|Environmental Scientist, Chris Rohrer|
|Loving our jobs!|
Making the world safe for Boy Scouts and four-wheelers
Name and position
Chris Rohrer, Environmental Scientist, Division of Oil, Gas & Mining
Chris Rohrer inspects the entrance to an old mine.
What do you do?
As a senior reclamation specialist in the Abandoned Mine Reclamation Program, I manage projects from initial inventory to construction to close dangerous abandoned mines from public access. Abandoned mines present numerous hazards for unsuspecting explorers. There are dozens of deaths and injuries every year in abandoned mines in our country. I enjoy the work. Proof is that I may have the shortest resume of anyone my age: my entire professional career has been with the abandoned mine program, starting with a college internship. During the summer field season I spend time outdoors investigating abandoned mine operations for reclamation potential and conducting site-specific research on mine hazards and safety and environmental conditions. The winter months I'm found in the office developing reclamation plans and construction specifications for upcoming projects. I occasionally have to pinch myself that someone is willing to pay me to wander around the mountains.
What kind of education is required for a job like yours?
There are several specific sciences that fall into the category of "environmental scientist." An education is required in geology, biology, soils, ecology, hydrology, hydrogeology, or a closely related field. Interdisciplinary training is valuable, as the solutions to environmental problems require multidisciplinary perspectives. Other environmental scientists in the division have degrees in geologic engineering, geology, or petroleum engineering and work with permitting coal or mineral mines and with oil and gas exploration and production operations. There are many other positions in the division, all requiring different educational backgrounds that support our work.
What would you suggest for people considering a career as an environmental scientist?
As with any career decision it's important that you enjoy what you're doing and it helps if you don't want a job that requires you to sit at a desk all day, every day (although the latter is usually a given for most people considering an environmental career). Obviously you should have a deep interest in the life and/or earth sciences. This natural science core knowledge should be complemented by a well-rounded, liberal arts curriculum, because environmental problems require holistic, "big picture" solutions that cross disciplines. You need to be able to communicate with and understand other specialties, as well as the general public. You may be called upon to draw upon other skills yourself. At various times in my career I have been a biologist, historian, chemist, civil engineer, accountant, administrator, artist, demographer, publicist, cartographer, ditch digger, mathematician, policy wonk, graphic designer, surveyor, writer, and more without ever changing jobs. Finally, don't think that a natural resources career means that you do not have to work with people; you will need people skills as much as in any other field.

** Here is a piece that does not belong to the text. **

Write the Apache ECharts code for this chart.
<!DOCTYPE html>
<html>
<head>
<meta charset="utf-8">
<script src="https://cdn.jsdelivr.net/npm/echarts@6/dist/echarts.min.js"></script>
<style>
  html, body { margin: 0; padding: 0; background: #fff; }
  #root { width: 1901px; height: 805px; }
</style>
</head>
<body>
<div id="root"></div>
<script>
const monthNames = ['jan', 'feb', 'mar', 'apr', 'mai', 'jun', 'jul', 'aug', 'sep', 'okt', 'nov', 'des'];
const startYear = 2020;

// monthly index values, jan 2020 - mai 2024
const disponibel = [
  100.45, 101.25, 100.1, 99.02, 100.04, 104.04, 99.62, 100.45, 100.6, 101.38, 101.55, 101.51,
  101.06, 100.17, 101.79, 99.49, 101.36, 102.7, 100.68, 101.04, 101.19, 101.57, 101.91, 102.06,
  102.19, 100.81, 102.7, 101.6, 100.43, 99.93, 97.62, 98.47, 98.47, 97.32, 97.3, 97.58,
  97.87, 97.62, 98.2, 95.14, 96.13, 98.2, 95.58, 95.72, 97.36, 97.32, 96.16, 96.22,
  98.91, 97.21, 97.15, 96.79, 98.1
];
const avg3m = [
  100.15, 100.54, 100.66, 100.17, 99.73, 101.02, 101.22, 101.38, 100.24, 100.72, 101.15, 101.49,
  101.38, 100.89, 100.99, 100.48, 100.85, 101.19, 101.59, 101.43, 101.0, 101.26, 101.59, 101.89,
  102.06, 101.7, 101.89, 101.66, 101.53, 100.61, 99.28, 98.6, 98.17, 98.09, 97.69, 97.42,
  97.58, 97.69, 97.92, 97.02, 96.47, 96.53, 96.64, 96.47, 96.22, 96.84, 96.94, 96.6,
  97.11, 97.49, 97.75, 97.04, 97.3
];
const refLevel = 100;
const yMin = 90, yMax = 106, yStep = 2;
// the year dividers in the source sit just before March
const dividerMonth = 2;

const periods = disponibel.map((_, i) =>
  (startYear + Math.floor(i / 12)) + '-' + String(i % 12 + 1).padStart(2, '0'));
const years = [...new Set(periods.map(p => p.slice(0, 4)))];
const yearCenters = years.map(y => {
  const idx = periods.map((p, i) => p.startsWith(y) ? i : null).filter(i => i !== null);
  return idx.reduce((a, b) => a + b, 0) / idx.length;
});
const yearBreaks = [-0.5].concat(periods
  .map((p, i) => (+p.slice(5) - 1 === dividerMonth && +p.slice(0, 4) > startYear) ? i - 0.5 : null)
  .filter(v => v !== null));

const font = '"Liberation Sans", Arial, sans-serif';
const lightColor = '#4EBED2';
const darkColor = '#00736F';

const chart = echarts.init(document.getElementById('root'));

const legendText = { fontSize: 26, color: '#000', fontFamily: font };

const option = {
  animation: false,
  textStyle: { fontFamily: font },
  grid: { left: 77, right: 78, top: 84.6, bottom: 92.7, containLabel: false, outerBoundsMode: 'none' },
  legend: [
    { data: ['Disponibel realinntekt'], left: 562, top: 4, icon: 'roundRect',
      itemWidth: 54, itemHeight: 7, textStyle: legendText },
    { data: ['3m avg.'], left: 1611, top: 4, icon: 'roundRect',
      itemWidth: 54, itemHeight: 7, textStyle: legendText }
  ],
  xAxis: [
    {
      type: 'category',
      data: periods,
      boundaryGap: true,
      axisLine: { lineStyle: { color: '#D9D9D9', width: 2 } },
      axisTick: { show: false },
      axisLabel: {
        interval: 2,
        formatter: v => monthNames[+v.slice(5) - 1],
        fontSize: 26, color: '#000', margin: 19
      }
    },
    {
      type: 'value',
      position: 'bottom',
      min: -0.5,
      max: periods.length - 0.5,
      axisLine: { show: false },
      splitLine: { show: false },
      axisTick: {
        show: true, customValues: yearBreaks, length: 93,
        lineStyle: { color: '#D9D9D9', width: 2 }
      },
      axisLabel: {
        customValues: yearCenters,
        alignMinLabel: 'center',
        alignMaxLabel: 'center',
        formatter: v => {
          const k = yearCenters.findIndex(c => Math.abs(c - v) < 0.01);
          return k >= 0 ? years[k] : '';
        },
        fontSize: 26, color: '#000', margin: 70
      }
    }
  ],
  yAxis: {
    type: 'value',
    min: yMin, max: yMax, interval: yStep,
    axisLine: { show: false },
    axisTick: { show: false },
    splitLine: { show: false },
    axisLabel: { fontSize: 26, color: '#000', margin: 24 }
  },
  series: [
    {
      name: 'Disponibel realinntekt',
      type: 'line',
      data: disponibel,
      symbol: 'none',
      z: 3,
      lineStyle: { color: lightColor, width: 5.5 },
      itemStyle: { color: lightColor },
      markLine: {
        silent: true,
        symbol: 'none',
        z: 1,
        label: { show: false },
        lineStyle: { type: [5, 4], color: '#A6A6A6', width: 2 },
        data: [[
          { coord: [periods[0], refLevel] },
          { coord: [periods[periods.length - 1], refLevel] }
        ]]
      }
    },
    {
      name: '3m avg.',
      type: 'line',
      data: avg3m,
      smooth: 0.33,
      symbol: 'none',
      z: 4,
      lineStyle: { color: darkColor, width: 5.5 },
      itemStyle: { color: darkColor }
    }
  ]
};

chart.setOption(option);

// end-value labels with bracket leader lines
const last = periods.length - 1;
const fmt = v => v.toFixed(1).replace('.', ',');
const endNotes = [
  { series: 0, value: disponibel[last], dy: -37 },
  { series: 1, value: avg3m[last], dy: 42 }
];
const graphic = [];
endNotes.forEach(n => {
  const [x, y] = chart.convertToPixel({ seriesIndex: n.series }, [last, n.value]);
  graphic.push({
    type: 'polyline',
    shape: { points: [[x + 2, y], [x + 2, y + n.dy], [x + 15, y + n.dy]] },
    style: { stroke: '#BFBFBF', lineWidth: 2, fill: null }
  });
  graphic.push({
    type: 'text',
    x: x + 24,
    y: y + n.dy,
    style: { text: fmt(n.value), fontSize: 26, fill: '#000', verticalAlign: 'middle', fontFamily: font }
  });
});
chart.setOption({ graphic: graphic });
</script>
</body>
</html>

Why did you become an environmental scientist?
I grew up on a midwestern farm with access to fields, creeks, and forests and spent plenty of time fishing, catching tadpoles, and looking under logs. My mother and grandmother instilled an appreciation of birds very early. For my fifth birthday I was offered a choice of bird song recordings from the Cornell ornithology labs or something else long forgotten. I picked the records. Binoculars and a Peterson field guide were always near our window. In my teens, these rural values steeped in a traditional soil and water and wildlife conservation ethos were further shaped by the environmental movement and energy shocks of the 1970's. I wanted to fix the planet. There really was no choice.

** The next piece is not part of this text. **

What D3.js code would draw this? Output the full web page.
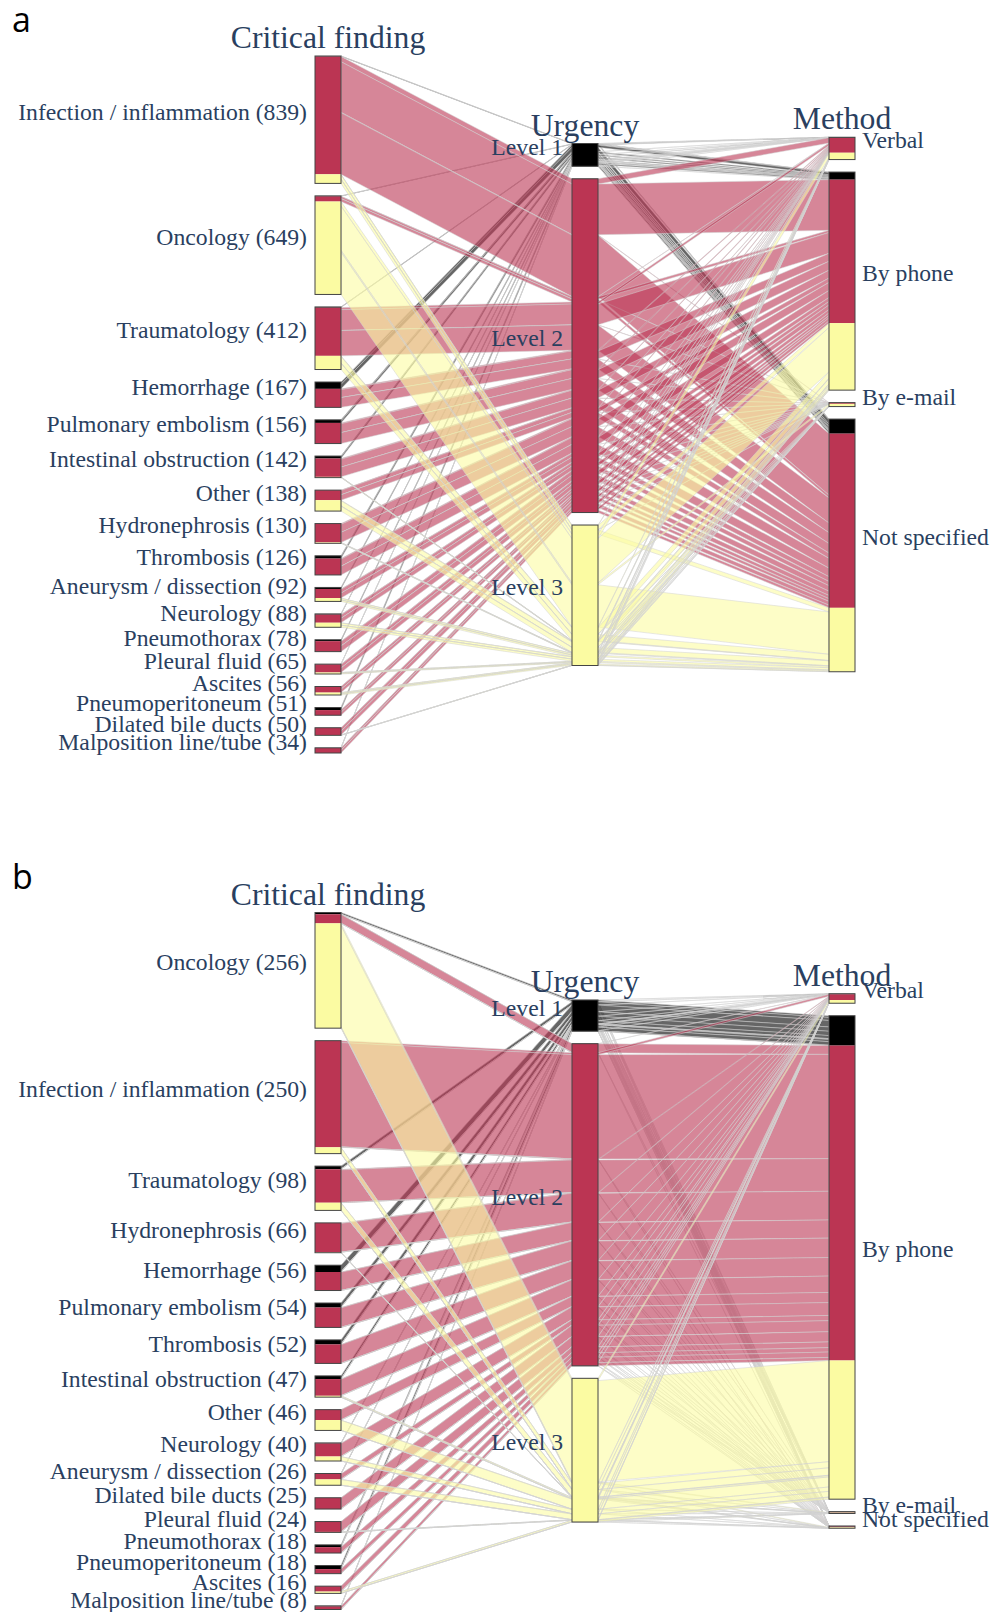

In this job, there are rewards from being outdoors, the physical activity, and encounters with the best and worst of our mining heritage. There is satisfaction in being part of a team that includes co-workers and contractors that takes a problem and sees it through to its resolution. I thrive on the many facets of the work and the varied challenges, such as trying to figure out how to safeguard a shaft while preserving the historic headframe above it and protecting bat habitat inside. There is a tangible sense of accomplishment in that.